After I reached the summit and began the descent, my thoughts were focused on Christian Vande Velde, as it was along this stretch that he suffered a crash and lost two minutes.  He finished fourth that year, three minutes and five seconds behind Carlos Sastre. If not for that crash, he would have finished third, just seven seconds behind Cadell Evans.

It was understandable that one could crash on the descent, as it was highly technical with many 180 degree turns.  I never let it out enough to go faster than thirty miles per hour.  It was fourteen miles and 4,700 feet down to Jauiers.  An over-sized bicycle hung on the town's welcome sign along with a plaque saying it had been a Ville Etape in the 2008 Tour.

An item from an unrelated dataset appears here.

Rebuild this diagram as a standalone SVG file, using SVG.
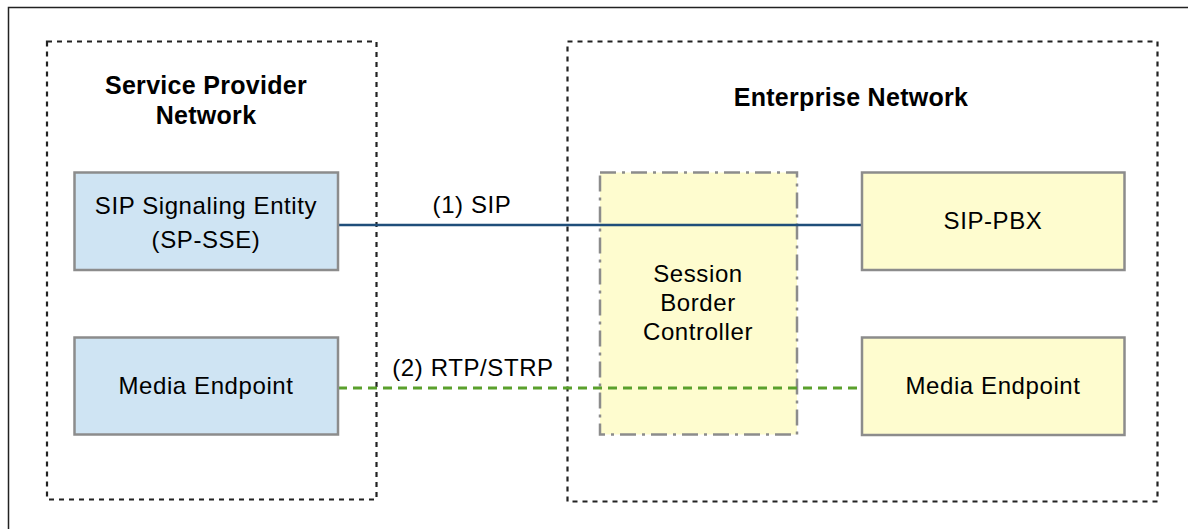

I could have turned left and gone over the Col de Vars, another beyond category climb, but my legs needed a respite from the climbing, so I went left and headed to Gap on a mostly flat route with strain-free cycling.  But I am not done with the Alps.  I will swing back into them in a couple of days before I reach Grenoble for a few more climbs with plaques I wish to pay homage to that have evaded me over the years.

3 comments:

skippy said...

Good to see you made this climb that i did on the TDF , although only the top section as Jesse was along ! Sunday is the start of the Dauphine Libere in Grenoble but i arrive in 2lesalpes on W/day as Thursday is the Annual Dutch Fundraiser with 6 climbs of L'Alpe'D'Huez ! I plan to put your gear in the car so you can join me !
Early reply ,as i will need to organise contact details as i hope to stay with Luca in 2lesalpes ( Deux Alpes) W/day night . will email tel no !

JeffOYB said...

Hi George... I wonder how crazy it would be for my wife and I to bring our kids over, (12 and 14) and ride bikes and tent around Europe. We'd have a tandem for me and the 12yo. I'm game for wildcamping. We eat from grocery stores, not restaurants. We'd have about $1k/mo. One income scheme would be to do stencil art on tee-shirts. We usually get cheapy thrift shirts of nice colors and styles here. We easily sell em by the hundred here in Michigan. I wonder if such a scheme would fly over in Europe. Are there craft markets. It seems like it could be a low overhead project (just need paint, brush, make stencil of cardboard/paper). Our kids do a lot of the art and it's well-received here. $20/shirt.

george christensen said...

Jeff: A thousand dollars a month would go a long way in France if you wild camp and have no lodging expense. I get by on ten dollars a day. There are weekly markets in every town of people selling everything and at least a once a summer flea market (Vide Grenier) that everyone seems to participate in. I see signs for upcoming Vide Greniers all the time. Your t-shirts could be a big hit. You've got to get over here one of these years.